Celebrations to mark the harvesting season in Ongurunyi Boma. [Gurtong/ Juma John Stephen]
By Juma John Stephen
JUBA, 21 May 2012 [Gurtong] – However, the Maya Kingdom in South Sudan’s Eastern Equatoria State is still alive to their cultural practices.
Early this year, it crowned its new traditional leader, King David Oyalala Valentino at a colourful ceremony in Hiyala Payam.
King Oyalala is tasked with ensuring that all the cultural beliefs and norms of the Kingdom are upheld.
For Maya Kingdom to hold onto their cultural values and passing them over to the next generation is worth celebrating in a contemporary world where most cultural values have taken a back seat.
South Sudan has some of the richest cultural practices but which are under threat in the modern world.
In 2001, UNESCO adopted the Universal Declaration on Cultural Diversity and in December 2002, the UN General Assembly, in its resolution 57/249, declared May 21 to be the World Day for Cultural Diversity for Dialogue and Development.
The day provides an opportunity to deepen understanding of the values of cultural diversity and to learn to live together better.
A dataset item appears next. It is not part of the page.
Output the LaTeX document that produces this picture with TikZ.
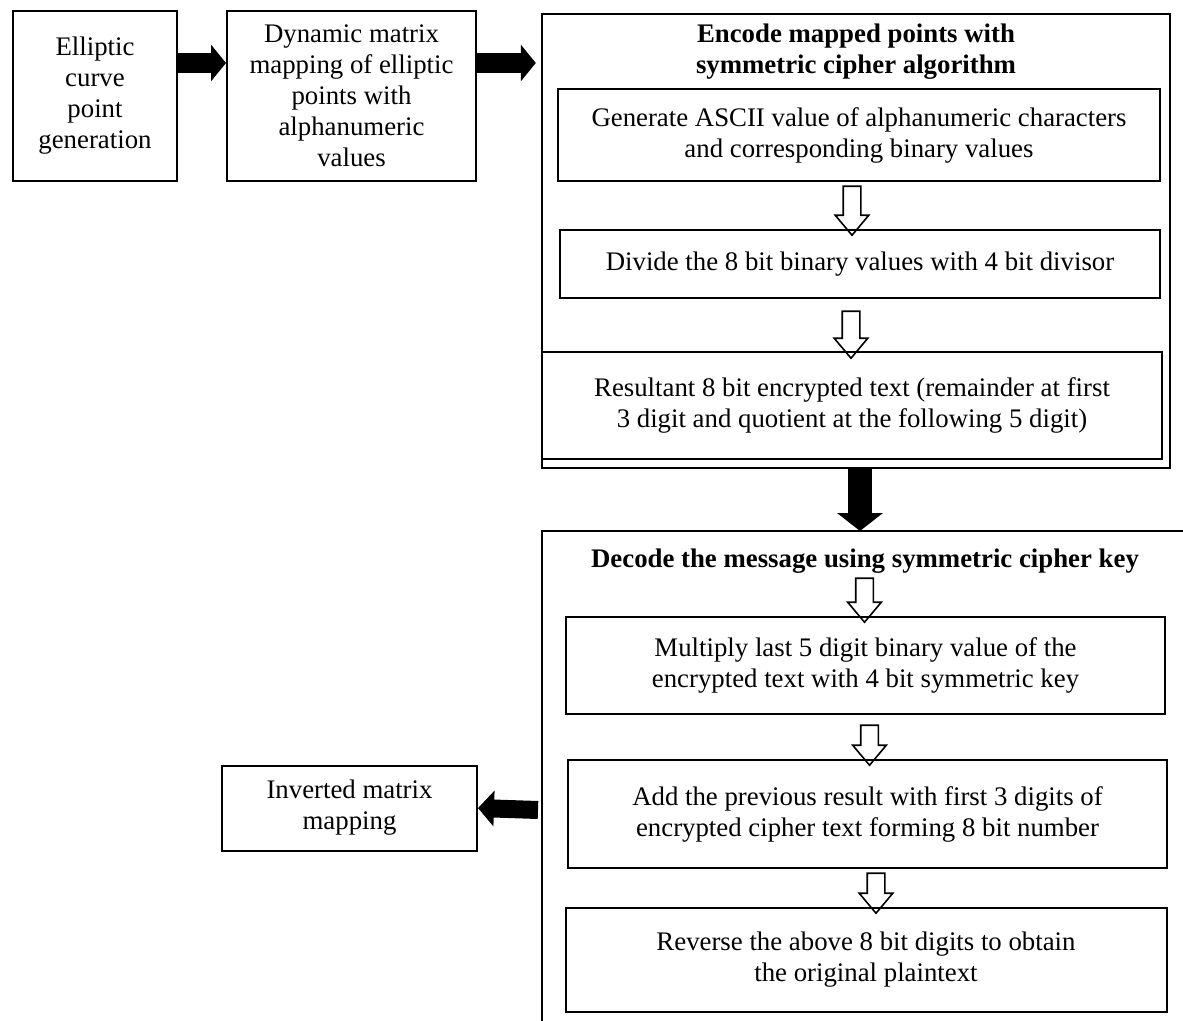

The 2012 campaign, by encouraging people and organisations from around the world to take concrete action to support diversity, aims to, among others, raise awareness worldwide about the importance of intercultural dialogue, diversity and inclusion as well as to build a world community of individuals committed to support diversity with real and every day-life gestures.
It also aims at combating polarisation and stereotypes to improve understanding and cooperation among people from different cultures.